Pairwise Margin Maximization for Deep Neural Networks
This work addresses a fundamental regularization issue in deep learning for multi-class classification, offering a novel approach that could enhance generalization in various applications.
The authors identified that the standard weight decay regularization, derived from SVM maximum margin, is suboptimal for multi-class deep neural networks, and proposed Pairwise Margin Maximization (PMM) as a new regularization scheme, demonstrating substantial empirical improvements in training.
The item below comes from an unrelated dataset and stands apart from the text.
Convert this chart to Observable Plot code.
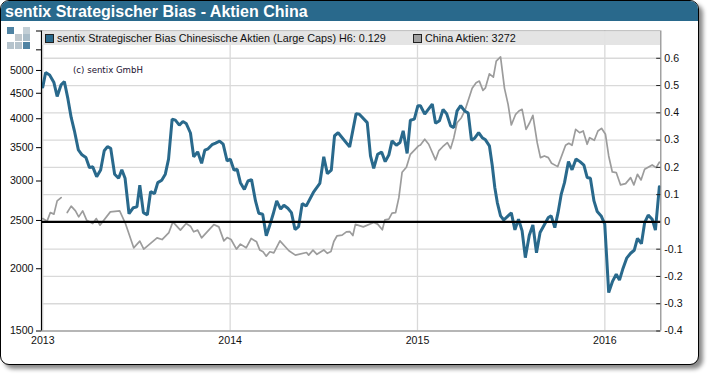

The weight decay regularization term is widely used during training to constrain expressivity, avoid overfitting, and improve generalization. Historically, this concept was borrowed from the SVM maximum margin principle and extended to multi-class deep networks. Carefully inspecting this principle reveals that it is not optimal for multi-class classification in general, and in particular when using deep neural networks. In this paper, we explain why this commonly used principle is not optimal and propose a new regularization scheme, called {\em Pairwise Margin Maximization} (PMM), which measures the minimal amount of displacement an instance should take until its predicted classification is switched. In deep neural networks, PMM can be implemented in the vector space before the network's output layer, i.e., in the deep feature space, where we add an additional normalization term to avoid convergence to a trivial solution. We demonstrate empirically a substantial improvement when training a deep neural network with PMM compared to the standard regularization terms.